Acto seguido, sacó una «m1912» de su mochila y le disparó a Ivana en plena nuca. Ella se desplomó sobre el teclado, pintándolo todo de rojo.

Bastián salió del recinto con el arma en la mano, y la tarjeta y la contraseña bien guardadas en su mochila. Antes de poder disfrutar de su obra maestra, debía encargarse de los testigos. Se acercó a un teléfono público, de los pocos que quedaban, y llamó a la policía. Aquel era un número que jamás en la vida creyó iría a marcar.

Policía federal de Trovia. ¿Cuál es la emergencia?

—Tengo información que podría serles útil...


Ya entrada la madrugada, su celular comenzó a vibrar. No conocía el número, por lo que lo ignoró las tres primeras veces. La cuarta, sin embargo, aceptó la llamada y la voz de Franco, su mejor amigo, sonó al otro lado de la línea.

Gaspar, necesito tu ayuda —le dijo él, con voz agitada. Algo andaba mal—. Estoy en el hospital, necesito que me vengas a buscar.

—No puedo —respondió Bastián—. No estoy en Los Narcisos.

¿Qué? ¿Dónde estás?

—En la capital, voy a casa de mis padres. —Antes de que Franco pudiera replicar, Bastián le dijo—: Escúchame bien, Franco. Llama a Kunkuna, quizás él pueda ayudarte, y hagas lo que hagas, asegúrate de conseguir las llaves de la aduana. ¿Crees que puedas hacerlo?

No sé, las dejé... las dejé en mi auto, pero no sé si sea seguro ir a buscarlas —dijo Franco, entrecortadamente—. Tal vez, primero deba ir a Colina Azul, al cuartel, y pasar la noche...

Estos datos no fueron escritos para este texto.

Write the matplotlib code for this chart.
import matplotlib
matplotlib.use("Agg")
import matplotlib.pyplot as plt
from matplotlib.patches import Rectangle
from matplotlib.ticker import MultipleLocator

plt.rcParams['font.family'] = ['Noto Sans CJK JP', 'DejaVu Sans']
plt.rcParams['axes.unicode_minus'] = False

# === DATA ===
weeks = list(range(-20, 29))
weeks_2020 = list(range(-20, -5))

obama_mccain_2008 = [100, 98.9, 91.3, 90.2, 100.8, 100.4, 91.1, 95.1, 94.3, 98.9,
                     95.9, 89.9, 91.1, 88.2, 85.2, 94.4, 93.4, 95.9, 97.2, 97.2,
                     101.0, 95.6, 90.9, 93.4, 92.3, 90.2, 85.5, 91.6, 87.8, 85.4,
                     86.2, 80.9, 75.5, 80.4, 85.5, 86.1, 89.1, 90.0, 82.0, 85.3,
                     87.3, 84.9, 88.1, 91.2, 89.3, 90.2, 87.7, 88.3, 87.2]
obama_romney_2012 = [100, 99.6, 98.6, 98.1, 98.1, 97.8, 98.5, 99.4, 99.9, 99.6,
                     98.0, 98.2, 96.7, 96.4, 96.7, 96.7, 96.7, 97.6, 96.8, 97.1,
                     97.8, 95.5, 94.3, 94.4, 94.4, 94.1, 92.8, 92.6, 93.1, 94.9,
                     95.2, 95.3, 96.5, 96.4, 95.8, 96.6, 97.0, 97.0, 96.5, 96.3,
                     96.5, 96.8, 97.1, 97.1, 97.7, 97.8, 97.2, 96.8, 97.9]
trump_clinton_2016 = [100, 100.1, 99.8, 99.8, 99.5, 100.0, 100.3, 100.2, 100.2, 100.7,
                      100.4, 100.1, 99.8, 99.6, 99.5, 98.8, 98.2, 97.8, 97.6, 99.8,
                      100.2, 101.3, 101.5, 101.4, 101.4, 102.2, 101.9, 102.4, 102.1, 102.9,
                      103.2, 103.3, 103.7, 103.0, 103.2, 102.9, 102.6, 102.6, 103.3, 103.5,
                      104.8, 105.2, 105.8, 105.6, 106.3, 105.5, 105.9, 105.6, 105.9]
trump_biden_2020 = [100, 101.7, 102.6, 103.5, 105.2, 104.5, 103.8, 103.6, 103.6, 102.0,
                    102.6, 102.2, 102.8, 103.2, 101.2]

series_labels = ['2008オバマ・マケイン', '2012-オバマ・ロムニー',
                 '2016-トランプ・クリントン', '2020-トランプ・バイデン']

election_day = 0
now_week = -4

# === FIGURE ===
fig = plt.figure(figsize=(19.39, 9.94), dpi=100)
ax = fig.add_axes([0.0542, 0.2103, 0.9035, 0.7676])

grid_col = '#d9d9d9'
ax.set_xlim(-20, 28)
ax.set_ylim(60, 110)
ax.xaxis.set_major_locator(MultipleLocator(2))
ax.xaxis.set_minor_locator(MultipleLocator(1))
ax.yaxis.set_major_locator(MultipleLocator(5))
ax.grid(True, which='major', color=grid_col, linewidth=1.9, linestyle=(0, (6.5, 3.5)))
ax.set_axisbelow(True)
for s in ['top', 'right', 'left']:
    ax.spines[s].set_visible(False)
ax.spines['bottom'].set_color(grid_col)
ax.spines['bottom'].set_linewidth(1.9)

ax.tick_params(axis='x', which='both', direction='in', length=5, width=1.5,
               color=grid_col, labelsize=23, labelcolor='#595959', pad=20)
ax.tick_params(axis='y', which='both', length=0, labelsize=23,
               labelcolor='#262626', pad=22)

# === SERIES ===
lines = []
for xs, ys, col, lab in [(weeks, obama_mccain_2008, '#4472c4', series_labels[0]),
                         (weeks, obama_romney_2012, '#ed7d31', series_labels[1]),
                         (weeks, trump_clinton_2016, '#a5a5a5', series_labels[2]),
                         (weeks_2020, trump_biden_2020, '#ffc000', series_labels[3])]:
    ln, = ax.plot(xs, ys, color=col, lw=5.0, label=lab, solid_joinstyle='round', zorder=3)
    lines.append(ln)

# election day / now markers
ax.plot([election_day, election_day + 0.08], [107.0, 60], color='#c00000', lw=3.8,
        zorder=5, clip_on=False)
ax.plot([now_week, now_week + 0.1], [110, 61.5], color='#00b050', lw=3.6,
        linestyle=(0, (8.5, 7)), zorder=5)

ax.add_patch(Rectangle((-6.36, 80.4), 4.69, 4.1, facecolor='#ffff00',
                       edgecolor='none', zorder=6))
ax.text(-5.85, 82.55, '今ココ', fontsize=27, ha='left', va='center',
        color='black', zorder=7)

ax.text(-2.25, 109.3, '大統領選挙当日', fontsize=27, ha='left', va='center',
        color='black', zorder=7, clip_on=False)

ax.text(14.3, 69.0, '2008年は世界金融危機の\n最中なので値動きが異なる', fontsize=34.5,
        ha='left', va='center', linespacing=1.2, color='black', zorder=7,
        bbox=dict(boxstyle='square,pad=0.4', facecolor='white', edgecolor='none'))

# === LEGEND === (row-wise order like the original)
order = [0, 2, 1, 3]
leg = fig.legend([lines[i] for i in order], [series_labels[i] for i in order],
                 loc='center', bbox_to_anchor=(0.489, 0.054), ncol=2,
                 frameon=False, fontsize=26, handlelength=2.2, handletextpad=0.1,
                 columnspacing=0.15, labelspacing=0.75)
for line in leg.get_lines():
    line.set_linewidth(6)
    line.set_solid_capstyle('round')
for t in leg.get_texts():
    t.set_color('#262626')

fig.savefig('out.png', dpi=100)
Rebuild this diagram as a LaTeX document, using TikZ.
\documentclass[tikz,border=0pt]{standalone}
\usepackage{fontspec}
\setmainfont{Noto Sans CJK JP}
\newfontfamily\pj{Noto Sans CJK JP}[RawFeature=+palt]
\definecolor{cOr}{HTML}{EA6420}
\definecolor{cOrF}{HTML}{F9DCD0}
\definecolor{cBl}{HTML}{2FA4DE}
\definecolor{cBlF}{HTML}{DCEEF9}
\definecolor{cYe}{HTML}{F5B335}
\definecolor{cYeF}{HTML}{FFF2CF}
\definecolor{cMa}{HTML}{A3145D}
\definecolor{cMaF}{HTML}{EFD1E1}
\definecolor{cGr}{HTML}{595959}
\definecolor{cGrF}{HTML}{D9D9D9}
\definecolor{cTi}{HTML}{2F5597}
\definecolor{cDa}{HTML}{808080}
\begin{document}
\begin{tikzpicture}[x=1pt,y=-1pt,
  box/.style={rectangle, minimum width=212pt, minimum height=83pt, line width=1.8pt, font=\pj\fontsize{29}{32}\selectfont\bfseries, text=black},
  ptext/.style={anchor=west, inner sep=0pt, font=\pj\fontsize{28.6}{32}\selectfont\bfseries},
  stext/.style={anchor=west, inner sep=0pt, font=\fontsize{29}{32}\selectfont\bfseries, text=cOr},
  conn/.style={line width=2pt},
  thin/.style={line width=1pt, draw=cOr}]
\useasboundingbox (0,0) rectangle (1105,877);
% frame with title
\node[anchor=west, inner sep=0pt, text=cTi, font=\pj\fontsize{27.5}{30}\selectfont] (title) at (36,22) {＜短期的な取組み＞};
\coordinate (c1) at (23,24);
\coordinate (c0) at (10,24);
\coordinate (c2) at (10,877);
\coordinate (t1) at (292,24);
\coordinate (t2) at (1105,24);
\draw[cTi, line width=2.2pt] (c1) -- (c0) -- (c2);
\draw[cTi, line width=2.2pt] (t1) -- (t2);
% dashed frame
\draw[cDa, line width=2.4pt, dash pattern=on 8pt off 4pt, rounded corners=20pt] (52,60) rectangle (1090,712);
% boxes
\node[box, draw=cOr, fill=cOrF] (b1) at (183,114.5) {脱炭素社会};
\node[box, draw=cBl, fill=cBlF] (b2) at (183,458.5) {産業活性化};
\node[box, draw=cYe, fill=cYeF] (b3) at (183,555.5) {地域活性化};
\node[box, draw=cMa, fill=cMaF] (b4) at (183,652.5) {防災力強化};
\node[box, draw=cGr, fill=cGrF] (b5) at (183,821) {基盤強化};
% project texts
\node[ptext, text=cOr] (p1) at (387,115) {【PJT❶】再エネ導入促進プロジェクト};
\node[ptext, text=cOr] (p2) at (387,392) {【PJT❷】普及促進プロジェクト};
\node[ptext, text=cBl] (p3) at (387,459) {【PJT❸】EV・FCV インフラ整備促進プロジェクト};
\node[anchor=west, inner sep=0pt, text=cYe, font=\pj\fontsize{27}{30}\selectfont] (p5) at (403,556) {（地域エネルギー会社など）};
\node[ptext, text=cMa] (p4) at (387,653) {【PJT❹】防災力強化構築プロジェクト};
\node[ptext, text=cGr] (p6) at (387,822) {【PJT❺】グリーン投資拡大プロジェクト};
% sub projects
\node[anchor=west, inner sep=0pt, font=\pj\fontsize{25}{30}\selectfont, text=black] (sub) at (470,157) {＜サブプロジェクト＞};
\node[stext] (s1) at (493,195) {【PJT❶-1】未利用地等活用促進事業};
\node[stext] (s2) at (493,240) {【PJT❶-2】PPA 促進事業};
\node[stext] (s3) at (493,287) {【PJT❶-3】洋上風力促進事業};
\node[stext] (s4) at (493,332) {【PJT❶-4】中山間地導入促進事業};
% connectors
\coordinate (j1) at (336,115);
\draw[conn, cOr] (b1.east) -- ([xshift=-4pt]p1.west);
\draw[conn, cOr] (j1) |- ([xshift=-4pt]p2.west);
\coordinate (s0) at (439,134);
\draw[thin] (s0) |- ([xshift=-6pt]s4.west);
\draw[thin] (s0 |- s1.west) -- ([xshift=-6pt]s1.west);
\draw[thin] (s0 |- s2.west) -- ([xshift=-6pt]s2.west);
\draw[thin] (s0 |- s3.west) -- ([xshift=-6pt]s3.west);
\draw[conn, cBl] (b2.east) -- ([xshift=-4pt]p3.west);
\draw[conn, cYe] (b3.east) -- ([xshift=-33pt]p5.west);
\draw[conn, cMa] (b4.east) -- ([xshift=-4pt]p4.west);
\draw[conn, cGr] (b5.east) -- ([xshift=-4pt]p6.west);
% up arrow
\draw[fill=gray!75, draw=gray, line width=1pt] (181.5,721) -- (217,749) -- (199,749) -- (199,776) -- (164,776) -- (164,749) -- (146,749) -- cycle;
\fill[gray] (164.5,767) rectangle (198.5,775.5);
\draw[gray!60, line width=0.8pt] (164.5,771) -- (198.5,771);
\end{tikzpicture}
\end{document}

—¡No vayas al cuartel! —lo interrumpió Bastián—. La policía va para allá, ahora.

¿La policía? —se extrañó Franco —. ¿Cómo supieron...?

—Anda a buscar las llaves, Franco. Mañana lo vas a entender todo.

La llamada se cortó y Bastián retomó su camino hacia la casa de sus padres, aún le quedaban muchos kilómetros por recorrer. En los bares y en los casinos, los gritos y los llantos histéricos ya habían dado comienzo al espectáculo. A lo lejos, sonaban las alarmas de la policía yendo de un lado de la ciudad al otro. Perdían su tiempo, pensó Bastián, ya no había nada que pudieran hacer.

Y nadie sería capaz de evitar que, al día siguiente a esa misma hora, el actual presidente fuera asesinado, o que la gente comenzara a saquear las tiendas y a robar el ganado, ni que el país entero quedase sumido en un perfecto caos.

Bastián inhaló una gran cantidad de aire, hasta que sus pulmones se intoxicaron con la desesperación y el terror que comenzaban a propagarse por el ambiente, cuando se encontró a pasos de distancia de las únicas dos personas a quienes temía de verdad. Entonces, con una sonrisa despreocupada en los labios, tocó el timbre tres veces. Las luces de la casa se encendieron una a una y la cámara de vigilancia se activó.

—Hola, mamá. ¿Puedo quedarme esta noche?